*Problem details*:
Exactly the lines from the one with "Output the component" through the one with "const FS = 21;", inclusive, are to be repeated, and the pictures are not.

Source code of charts
----
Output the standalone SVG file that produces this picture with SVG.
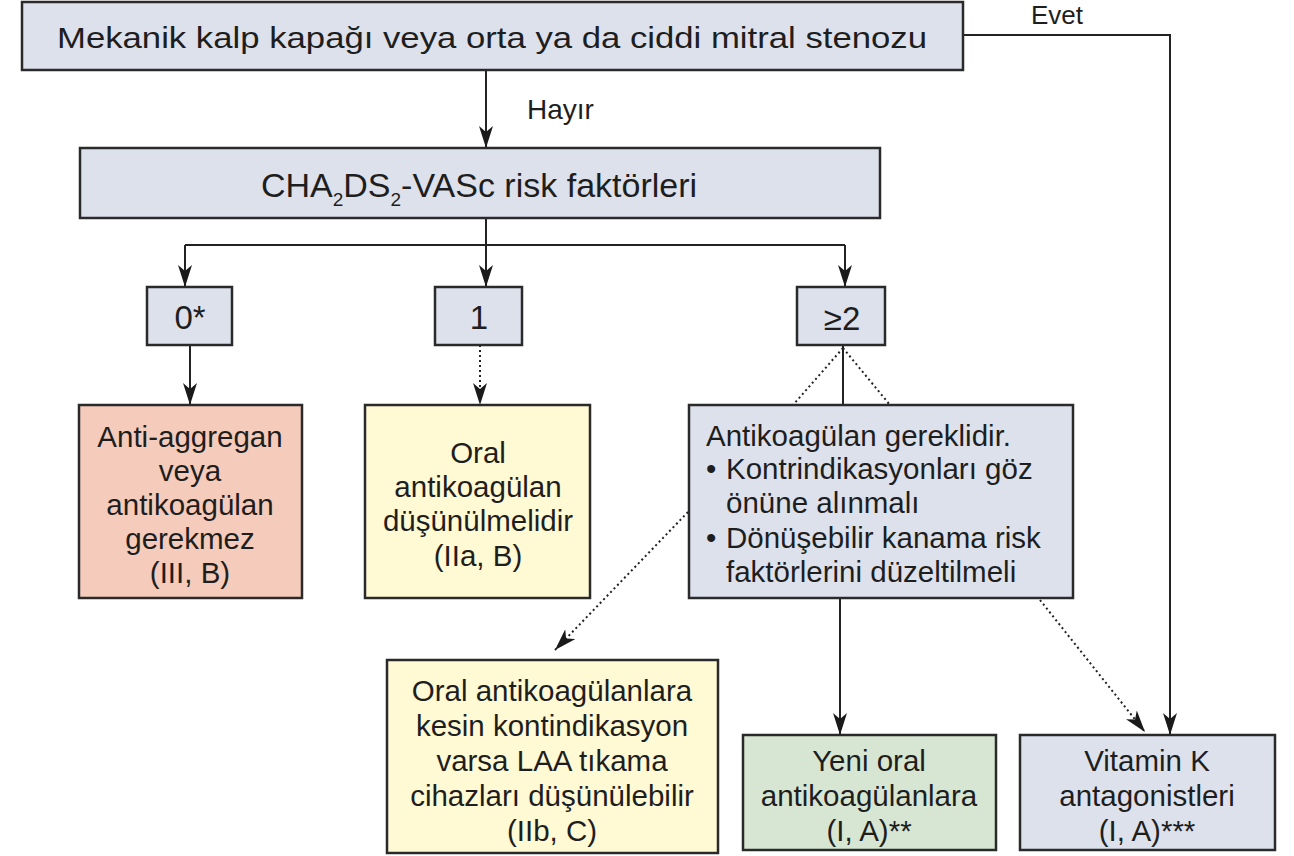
<svg xmlns="http://www.w3.org/2000/svg" width="1294" height="856" viewBox="0 0 1294 856">
<style>
.box{stroke:#2a2a2a;stroke-width:2.5}
.blue{fill:#dde1ec}
.red{fill:#f5cbbb}
.yel{fill:#fff9d4}
.grn{fill:#d7e6d2}
text{font-family:"Liberation Sans",Arial,sans-serif;fill:#1e1e1e}
.t{font-size:29.5px;text-anchor:middle}
.tl{font-size:29.5px}
.n{font-size:33px;text-anchor:middle}
.lbl{font-size:28px}
.ln{stroke:#222;stroke-width:2;fill:none}
.dt{stroke:#222;stroke-width:2;fill:none;stroke-dasharray:2 3}
</style>
<defs>
<marker id="ah" viewBox="0 0 22 14" refX="22" refY="7" markerWidth="22" markerHeight="14" markerUnits="userSpaceOnUse" orient="auto">
<path d="M0,0 L22,7 L0,14 L6,7 z" fill="#1a1a1a"/>
</marker>
</defs>
<g id="connectors">
<path class="ln" d="M963,35 H1170 V735" marker-end="url(#ah)"/>
<path class="ln" d="M486,70 V148" marker-end="url(#ah)"/>
<path class="ln" d="M486,218 V245"/>
<path class="ln" d="M185,245 H845"/>
<path class="ln" d="M185,245 V287" marker-end="url(#ah)"/>
<path class="ln" d="M486,245 V287" marker-end="url(#ah)"/>
<path class="ln" d="M845,245 V287" marker-end="url(#ah)"/>
<path class="ln" d="M190,345 V405" marker-end="url(#ah)"/>
<path class="dt" d="M480,345 V405" marker-end="url(#ah)"/>
<path class="ln" d="M843,345 V405"/>
<path class="dt" d="M843,348 L793,405"/>
<path class="dt" d="M843,348 L890,405"/>
<path class="dt" d="M688,512 L555,650" marker-end="url(#ah)"/>
<path class="ln" d="M840,598 V735" marker-end="url(#ah)"/>
<path class="dt" d="M1040,600 L1145,732" marker-end="url(#ah)"/>
<text class="lbl" x="1031" y="24" style="font-size:26px">Evet</text>
<text class="lbl" x="527" y="119">Hayır</text>
</g>
<g id="n-top">
<rect class="box blue" x="22" y="2" width="941" height="68"/>
<text class="t" x="492" y="48" style="font-size:30px" textLength="870" lengthAdjust="spacingAndGlyphs">Mekanik kalp kapağı veya orta ya da ciddi mitral stenozu</text>
</g>
<g id="n-cha">
<rect class="box blue" x="80" y="148" width="800" height="70"/>
<text class="t" x="479" y="197" style="font-size:34px">CHA<tspan style="font-size:19px" dy="9">2</tspan><tspan dy="-9">DS</tspan><tspan style="font-size:19px" dy="9">2</tspan><tspan dy="-9">-VASc risk faktörleri</tspan></text>
</g>
<g id="n-0">
<rect class="box blue" x="147" y="287" width="85" height="58"/>
<text class="n" x="190" y="329">0*</text>
</g>
<g id="n-1">
<rect class="box blue" x="435" y="287" width="87" height="58"/>
<text class="n" x="479" y="329">1</text>
</g>
<g id="n-2">
<rect class="box blue" x="797" y="287" width="88" height="58"/>
<text class="n" x="842" y="330">≥2</text>
</g>
<g id="n-anti">
<rect class="box red" x="79" y="405" width="223" height="193"/>
<text class="t" x="190" y="447">Anti-aggregan</text>
<text class="t" x="190" y="481">veya</text>
<text class="t" x="190" y="515">antikoagülan</text>
<text class="t" x="190" y="549">gerekmez</text>
<text class="t" x="190" y="583">(III, B)</text>
</g>
<g id="n-oral">
<rect class="box yel" x="365" y="405" width="225" height="193"/>
<text class="t" x="478" y="463">Oral</text>
<text class="t" x="478" y="497">antikoagülan</text>
<text class="t" x="478" y="531">düşünülmelidir</text>
<text class="t" x="478" y="566">(IIa, B)</text>
</g>
<g id="n-antikoag">
<rect class="box blue" x="689" y="405" width="384" height="193"/>
<text class="tl" x="706" y="446">Antikoagülan gereklidir.</text>
<text class="tl" x="706" y="479">•</text>
<text class="tl" x="726" y="479">Kontrindikasyonları göz</text>
<text class="tl" x="726" y="513">önüne alınmalı</text>
<text class="tl" x="706" y="548">•</text>
<text class="tl" x="726" y="548">Dönüşebilir kanama risk</text>
<text class="tl" x="726" y="582">faktörlerini düzeltilmeli</text>
</g>
<g id="n-laa">
<rect class="box yel" x="387" y="660" width="331" height="193"/>
<text class="t" x="552" y="701">Oral antikoagülanlara</text>
<text class="t" x="552" y="736">kesin kontindikasyon</text>
<text class="t" x="552" y="771">varsa LAA tıkama</text>
<text class="t" x="552" y="806">cihazları düşünülebilir</text>
<text class="t" x="552" y="841">(IIb, C)</text>
</g>
<g id="n-yeni">
<rect class="box grn" x="743" y="735" width="253" height="115"/>
<text class="t" x="869" y="771">Yeni oral</text>
<text class="t" x="869" y="806">antikoagülanlara</text>
<text class="t" x="869" y="841">(I, A)**</text>
</g>
<g id="n-vka">
<rect class="box blue" x="1020" y="735" width="255" height="115"/>
<text class="t" x="1147" y="771">Vitamin K</text>
<text class="t" x="1147" y="806">antagonistleri</text>
<text class="t" x="1147" y="841">(I, A)***</text>
</g>
</svg>
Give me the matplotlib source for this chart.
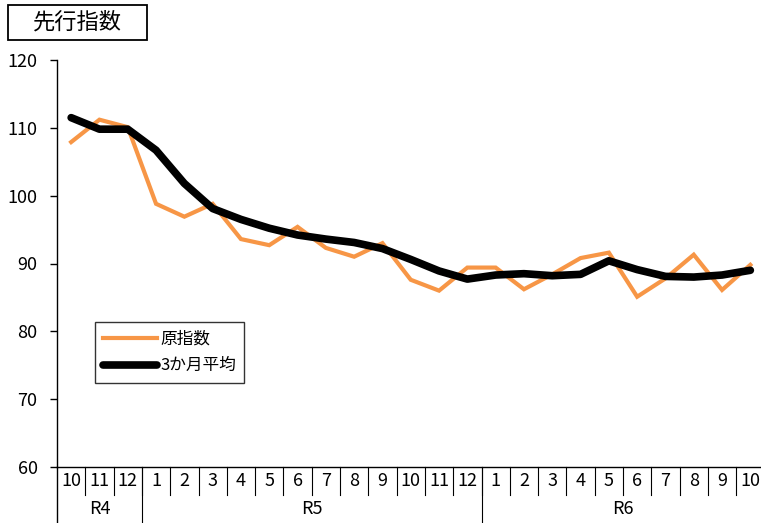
import matplotlib
matplotlib.use("Agg")
import matplotlib.pyplot as plt
import matplotlib.transforms as mtransforms
from matplotlib.patches import Rectangle

plt.rcParams['font.family'] = ['Noto Sans CJK JP', 'DejaVu Sans']

months = ['10', '11', '12', '1', '2', '3', '4', '5', '6', '7', '8', '9', '10', '11', '12',
          '1', '2', '3', '4', '5', '6', '7', '8', '9', '10']
years = ['R4', 'R5', 'R6']
year_counts = [3, 12, 10]
raw_index = [107.9, 111.2, 110.1, 98.8, 96.9, 98.8, 93.6, 92.7, 95.4, 92.3, 91.0, 93.0, 87.6,
             86.0, 89.4, 89.4, 86.2, 88.4, 90.8, 91.6, 85.1, 87.8, 91.3, 86.1, 89.8]
avg3 = [111.5, 109.8, 109.8, 106.7, 101.8, 98.1, 96.5, 95.2, 94.2, 93.6, 93.1, 92.2, 90.6,
        88.9, 87.7, 88.3, 88.5, 88.2, 88.4, 90.4, 89.1, 88.1, 88.0, 88.3, 89.0]
title = '先行指数'
yticks = [60, 70, 80, 90, 100, 110, 120]

W, H = 761, 523
fig = plt.figure(figsize=(W / 100, H / 100), dpi=100)
ax_l, ax_r, ax_t, ax_b = 57, 764.5, 60, 467
ax = fig.add_axes([ax_l / W, (H - ax_b) / H, (ax_r - ax_l) / W, (ax_b - ax_t) / H])

x = list(range(len(months)))
ax.plot(x, raw_index, color='#F79646', lw=3.0, label='原指数', solid_joinstyle='miter')
ax.plot(x, avg3, color='black', lw=5.5, label='3か月平均', solid_capstyle='round')

ax.set_xlim(-0.5, len(months) - 0.5)
ax.set_ylim(60, 120)
ax.set_yticks(yticks)
ax.tick_params(axis='y', direction='out', length=5, width=1, labelsize=13, pad=9)
ax.set_xticks([])
for s in ['top', 'right']:
    ax.spines[s].set_visible(False)
for s in ['left', 'bottom']:
    ax.spines[s].set_linewidth(1)

trans = mtransforms.blended_transform_factory(ax.transData, ax.transAxes)
axh = ax_b - ax_t
row1 = -28 / axh
row2 = -56 / axh
# month row
for i, m in enumerate(months):
    ax.text(i, row1 / 2, m, transform=trans, ha='center', va='center', fontsize=13)
    if i > 0:
        ax.plot([i - 0.5, i - 0.5], [0, row1], transform=trans, color='black', lw=0.8, clip_on=False)
# left spine extension
ax.plot([-0.5, -0.5], [0, row2], transform=trans, color='black', lw=1, clip_on=False)
# year row
start = 0
for yname, cnt in zip(years, year_counts):
    ax.text(start + (cnt - 1) / 2, (row1 + row2) / 2, yname, transform=trans, ha='center', va='center', fontsize=13)
    end = start + cnt
    if end < len(months):
        ax.plot([end - 0.5, end - 0.5], [0, row2], transform=trans, color='black', lw=0.8, clip_on=False)
    start = end

# title box
fig.patches.append(Rectangle((8 / W, 1 - 40 / H), 139 / W, 35 / H, transform=fig.transFigure,
                             fill=False, ec='black', lw=1.3))
fig.text(77 / W, 1 - 22.5 / H, title, ha='center', va='center', fontsize=16)

leg = ax.legend(loc='upper left', bbox_to_anchor=((95 - ax_l) / (ax_r - ax_l), (ax_b - 322) / axh),
                fontsize=12, frameon=True, fancybox=False, edgecolor='black', handlelength=3.2,
                handletextpad=0.2, borderpad=0.5, labelspacing=0.6, borderaxespad=0)
leg.get_frame().set_linewidth(1)

fig.savefig('out.png', dpi=100)
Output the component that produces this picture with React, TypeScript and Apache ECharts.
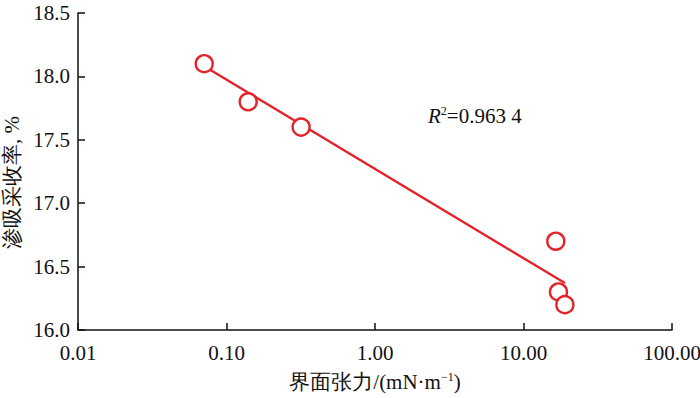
import React, { useEffect, useRef } from "react";
import * as echarts from "echarts";

const tension = [0.0708, 0.14, 0.318, 16.5, 17.2, 19.0];
const recovery = [18.1, 17.8, 17.6, 16.7, 16.3, 16.2];
const fitLine = [
  [0.0708, 18.08],
  [19.0, 16.37],
];
const xTicks = [0.01, 0.1, 1, 10, 100];
const yRange = [16.0, 18.5];
const r2Label = "0.963 4";

const RED = "#e3222a";
const FONT = "Liberation Serif, Times New Roman, serif";
const FS = 21;

export default function App() {
  const ref = useRef<HTMLDivElement>(null);
  useEffect(() => {
    if (!ref.current) return;
    const chart = echarts.init(ref.current, null, { renderer: "svg" });
    chart.setOption({
      animation: false,
      backgroundColor: "#ffffff",
      textStyle: { fontFamily: FONT },
      grid: { left: 78, right: 28, top: 13, bottom: 68, containLabel: false, outerBoundsMode: "none" },
      xAxis: {
        type: "log",
        logBase: 10,
        min: xTicks[0],
        max: xTicks[xTicks.length - 1],
        name: "{a|界面张力/(mN·m}{s|−1}{a|)}",
        nameLocation: "middle",
        nameGap: 41,
        nameTextStyle: {
          fontFamily: FONT,
          rich: {
            a: { fontFamily: FONT, fontSize: FS, color: "#111" },
            s: { fontFamily: FONT, fontSize: 12, color: "#111", verticalAlign: "top", padding: [0, 0, 9, 0] },
          },
        },
        axisLine: { show: true, lineStyle: { color: "#111", width: 1.5 } },
        axisTick: { show: true, inside: true, length: 7, lineStyle: { color: "#111", width: 1.5 } },
        minorTick: { show: false },
        splitLine: { show: false },
        axisLabel: {
          margin: 12,
          fontFamily: FONT,
          fontSize: FS,
          color: "#111",
          formatter: (v: number) => v.toFixed(2),
        },
      },
      yAxis: {
        type: "value",
        min: yRange[0],
        max: yRange[1],
        interval: 0.5,
        name: "渗吸采收率, %",
        nameLocation: "middle",
        nameGap: 55,
        nameTextStyle: { fontFamily: FONT, fontSize: FS, color: "#111", padding: [0, 22, 0, 0] },
        axisLine: { show: true, lineStyle: { color: "#111", width: 1.5 } },
        axisTick: { show: true, inside: true, length: 7, lineStyle: { color: "#111", width: 1.5 } },
        splitLine: { show: false },
        axisLabel: {
          margin: 8,
          fontFamily: FONT,
          fontSize: FS,
          color: "#111",
          formatter: (v: number) => v.toFixed(1),
        },
      },
      graphic: [
        {
          type: "text",
          left: 428,
          top: 105,
          style: {
            text: "{i|R}{s|2}{n|=" + r2Label + "}",
            fontFamily: FONT,
            rich: {
              i: { fontFamily: FONT, fontSize: FS, fontStyle: "italic", fill: "#111" },
              s: { fontFamily: FONT, fontSize: 12, fill: "#111", verticalAlign: "top", padding: [0, 0, 9, 0] },
              n: { fontFamily: FONT, fontSize: FS, fill: "#111" },
            },
          },
        },
      ],
      series: [
        {
          type: "line",
          data: fitLine,
          symbol: "none",
          lineStyle: { color: RED, width: 2.4 },
          z: 2,
        },
        {
          type: "scatter",
          data: tension.map((t, i) => [t, recovery[i]]),
          symbol: "circle",
          symbolSize: 17,
          itemStyle: { color: "#ffffff", borderColor: RED, borderWidth: 2.4, opacity: 1 },
          z: 3,
        },
      ],
    });
    return () => chart.dispose();
  }, []);
  return <div ref={ref} style={{ width: 700, height: 398, position: "absolute", left: 0, top: 0 }} />;
}
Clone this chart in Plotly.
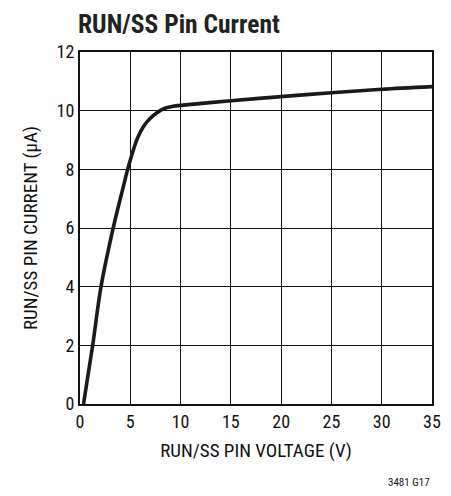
"""RUN/SS pin current vs pin voltage, datasheet-style."""

import plotly.graph_objects as go

FONT = "Liberation Sans Narrow, Roboto Condensed, DejaVu Sans Condensed, Arial Narrow, sans-serif"

voltage = [0.35, 1.26, 2.09, 3.3, 4.3, 4.74, 5.25, 5.7, 6.3, 6.96, 7.62, 8.28, 9.27, 10,
           15, 20, 25, 30, 35]
current = [0, 2, 4, 6, 7.4, 8, 8.6, 9.05, 9.45, 9.73, 9.92, 10.06, 10.15, 10.18,
           10.34, 10.48, 10.61, 10.73, 10.82]

x_ticks = [0, 5, 10, 15, 20, 25, 30, 35]
y_ticks = [0, 2, 4, 6, 8, 10, 12]

# the page body adds an 8px margin, so the figure is sized to fit the window
W, H = 443, 488

fig = go.Figure()
fig.add_trace(
    go.Scatter(
        x=voltage,
        y=current,
        mode="lines",
        line={"color": "#1a1a1a", "width": 3.6, "shape": "spline", "smoothing": 0.9},
        showlegend=False,
    )
)

axis_common = {
    "showgrid": True,
    "gridcolor": "#111111",
    "gridwidth": 1,
    "zeroline": False,
    "showline": True,
    "linecolor": "#111111",
    "linewidth": 2,
    "mirror": True,
    "ticks": "",
    "automargin": False,
    "tickfont": {"family": FONT, "size": 18, "color": "#111111"},
    "title_font": {"family": FONT, "size": 19, "color": "#111111"},
}

fig.update_xaxes(
    range=[0, 35],
    tickvals=x_ticks,
    title_text="RUN/SS PIN VOLTAGE (V)",
    title_standoff=13,
    **axis_common,
)
fig.update_yaxes(
    range=[0, 12],
    tickvals=y_ticks,
    title_text="RUN/SS PIN CURRENT (µA)",
    title_standoff=14,
    **axis_common,
)

fig.update_layout(
    width=W,
    height=H,
    margin={"l": 72, "r": 19, "t": 44, "b": 92},
    plot_bgcolor="white",
    paper_bgcolor="white",
    title={
        "text": "<b>RUN/SS Pin Current</b>",
        "xref": "container",
        "yref": "container",
        "x": 70 / W,
        "xanchor": "left",
        "y": 1 - 7 / H,
        "yanchor": "top",
        "font": {"family": FONT, "size": 25.5, "color": "#222222"},
    },
    annotations=[
        {
            "text": "3481 G17",
            "xref": "paper",
            "yref": "paper",
            "x": 1,
            "xanchor": "right",
            "y": -0.2,
            "yanchor": "top",
            "showarrow": False,
            "font": {"family": FONT, "size": 11, "color": "#111111"},
        }
    ],
)

fig.write_html("out.html")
----
*Worked answer*:
Output the component that produces this picture with React, TypeScript and Apache ECharts.
import React, { useEffect, useRef } from "react";
import * as echarts from "echarts";

const tension = [0.0708, 0.14, 0.318, 16.5, 17.2, 19.0];
const recovery = [18.1, 17.8, 17.6, 16.7, 16.3, 16.2];
const fitLine = [
  [0.0708, 18.08],
  [19.0, 16.37],
];
const xTicks = [0.01, 0.1, 1, 10, 100];
const yRange = [16.0, 18.5];
const r2Label = "0.963 4";

const RED = "#e3222a";
const FONT = "Liberation Serif, Times New Roman, serif";
const FS = 21;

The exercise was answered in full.